Nella babele del partito mai nato non ci sono solo quelli che guardano a destra. Non manca chi pensa che, essendo ormai il Pd a tutti gli effetti centrista, ritrovarsi sotto quelle bandiere non sarebbe poi così male. Cose che si pensano ma non si dicono e anzi vanno smentite con sdegno, come fa la ministra Beatrice Lorenzin, che tra gli Ncd con anima Pd non ha rivali. Solo voci create per destabilizzarci, fa sapere. Però in forma anonima e indiretta, le classiche «fonti». Non si sa mai ed è meglio non scoprirsi troppo.

Il problema però non sono gli ufficiali: è la truppa. Al Senato scalpitano i calabresi, massa di manovra fondamentale, e i ciellini, altrettanto pesanti. Se e soprattutto quando daranno l’addio alla barca che affonda lo decideranno le circostanze, ma di certo non rappresentano già più, nelle commissioni e nei singoli voti parlamentari, un bastione sicuro.

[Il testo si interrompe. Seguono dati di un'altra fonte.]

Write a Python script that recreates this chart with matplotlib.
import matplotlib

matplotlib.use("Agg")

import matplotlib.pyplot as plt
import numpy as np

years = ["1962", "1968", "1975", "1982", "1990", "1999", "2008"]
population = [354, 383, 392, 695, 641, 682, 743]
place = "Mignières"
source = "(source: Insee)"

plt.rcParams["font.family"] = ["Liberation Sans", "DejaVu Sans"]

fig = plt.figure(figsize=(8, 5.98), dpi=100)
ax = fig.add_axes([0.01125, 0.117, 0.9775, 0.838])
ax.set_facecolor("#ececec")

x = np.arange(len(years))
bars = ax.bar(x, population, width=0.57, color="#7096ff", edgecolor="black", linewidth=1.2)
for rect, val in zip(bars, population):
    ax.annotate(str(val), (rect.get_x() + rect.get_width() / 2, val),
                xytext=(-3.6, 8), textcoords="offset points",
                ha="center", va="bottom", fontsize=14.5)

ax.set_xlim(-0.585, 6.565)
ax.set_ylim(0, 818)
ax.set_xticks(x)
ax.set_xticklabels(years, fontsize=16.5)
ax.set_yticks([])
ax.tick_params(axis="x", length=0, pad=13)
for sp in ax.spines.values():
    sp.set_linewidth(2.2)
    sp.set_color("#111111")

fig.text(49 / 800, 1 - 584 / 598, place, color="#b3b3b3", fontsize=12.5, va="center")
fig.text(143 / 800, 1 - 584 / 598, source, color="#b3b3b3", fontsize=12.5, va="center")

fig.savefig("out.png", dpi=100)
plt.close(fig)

Le vittorie di Renzi sono indubbie ma costano assai care. Con la nomina di Sergio Mattarella ha perso la rete di sicurezza rappresentata da Forza Italia. Col Jobs Act ha creato un livore insanabile nella minoranza Pd, di cui ieri si sono visti i primi effetti. Con la cacciata di Maurizio Lupi dal ministero delle infrastrutture ha reso l’Ncd un alleato tra i più infidi. Il ricatto delle elezioni anticipate vale sino a un certo punto, perché sino a che non sarà approvata ed entrerà in vigore la nuova legge elettorale, il ricorso alle urne lo costringerebbe al mettersi nelle mani di Silvio Berlusconi, chiamandolo al governo.

Ma Renzi è uomo di tattica non di strategia. Dunque ha già iniziato a guardarsi attorno a palazzo Madama: dove di senatori vaganti, soprattutto tra gli ex M5S, ce ne sono tanti.